Risks and Shareholder Considerations

  • Material Risks: RYAM highlighted several risks that could materially affect business and share values, including:

    • Macroeconomic disruptions (geopolitical instability, inflation, supply chain issues)
    • Cyclical and competitive industry pressures
    • Raw material and energy cost volatility, especially wood fiber
    • Foreign currency fluctuations and trade restrictions
    • Dependence on key customers (top 10 represent significant revenue)
    • Potential for manufacturing disruptions, cybersecurity incidents, and asset impairments
    • Challenges in maintaining access to capital and meeting debt covenants
    • Risks related to regulatory, environmental, and climate change measures
    • Labor relations and retention of key personnel
    • Integration of advanced technologies (e.g., AI) into business processes
  • Financial Risks: The company may require additional financing, which may not be available on favorable terms and could be dilutive. Debt obligations and covenant restrictions could materially impact future operations.
  • Operating Losses: RYAM reported significant operating losses for both Q4 and full year 2025, with negative free cash flow and shrinking equity base. These factors are likely to be price sensitive and may affect share values.

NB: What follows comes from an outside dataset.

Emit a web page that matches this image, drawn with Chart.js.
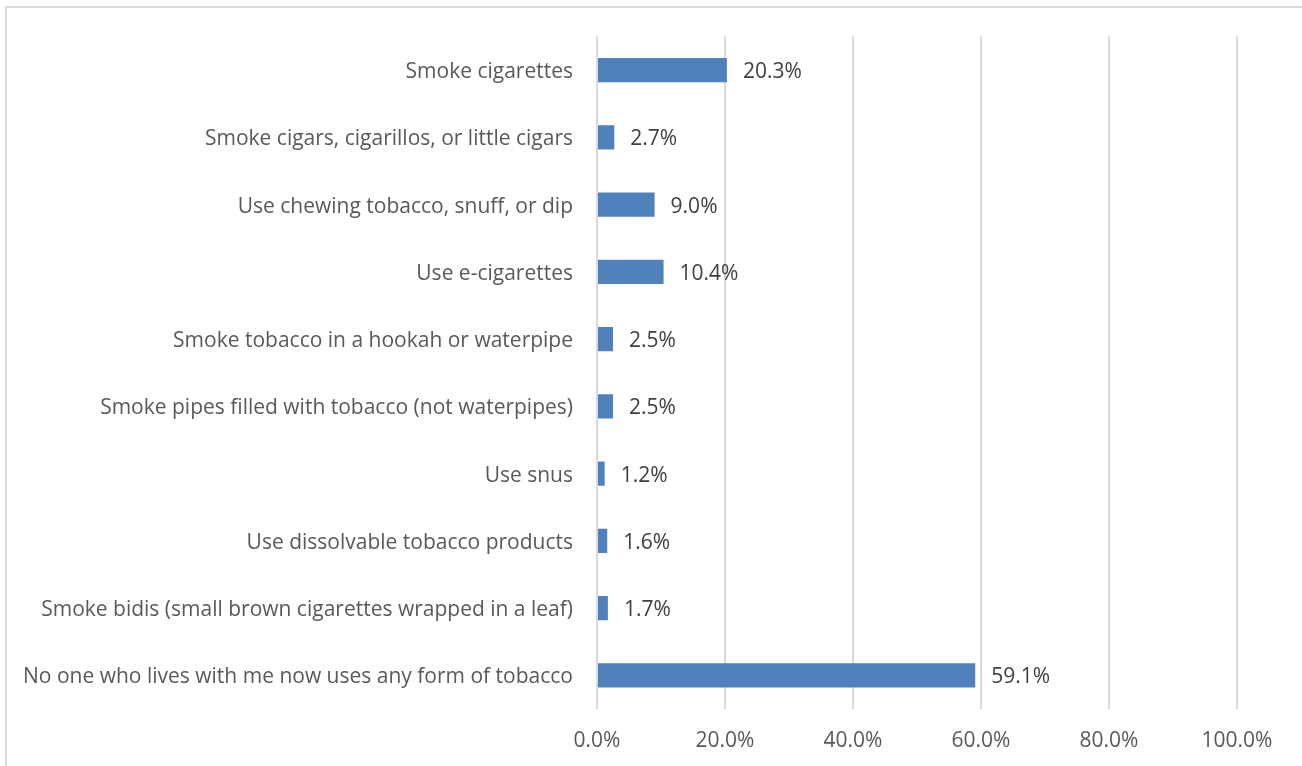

Non-GAAP Financial Measures and Adjustments

  • Adjusted Free Cash Flow: Negative \$88 million for 2025 (vs. positive \$95 million in 2024), reflecting ongoing cash flow challenges.
  • Adjusted Net Debt: \$745 million (up from \$653 million in 2024).
  • Net Secured Debt: \$715 million (up from \$625 million in 2024).
  • EBITDA and Adjusted EBITDA: Management uses these measures for trend analysis, compensation, and planning but cautions their limitations and non-GAAP nature.

Investor Takeaways

Shareholders should note:

  • RYAM faces significant operational and financial headwinds, with negative free cash flow, substantial losses, and elevated leverage ratios.
  • Management is pivoting to a cash-focused, disciplined operating model in 2026, but expects near-term volume pressure as customers adjust inventory and ordering patterns.
  • Risks enumerated in the report—including economic, operational, regulatory, and financial—could materially affect future performance and share values.
  • Stockholders’ equity has dropped sharply, raising concerns about financial sustainability and dilution risks if further financing is required.
  • Any positive developments in execution, cost reduction, and pricing strategies could drive future share price recovery, but ongoing risks and losses are likely to weigh on valuation.

Conference Call and Additional Information

RYAM will host a conference call and live webcast at 9:00 a.m. ET on March 4, 2026, with supplemental materials and replay available on the company website.

Disclaimer

This article is for informational purposes only and does not constitute investment advice. All financial results are preliminary and subject to adjustment pending the filing of the company’s Form 10-K. Investors should review official filings and consult with financial professionals before making any investment decisions. The author assumes no responsibility for any actions taken based on the information provided herein.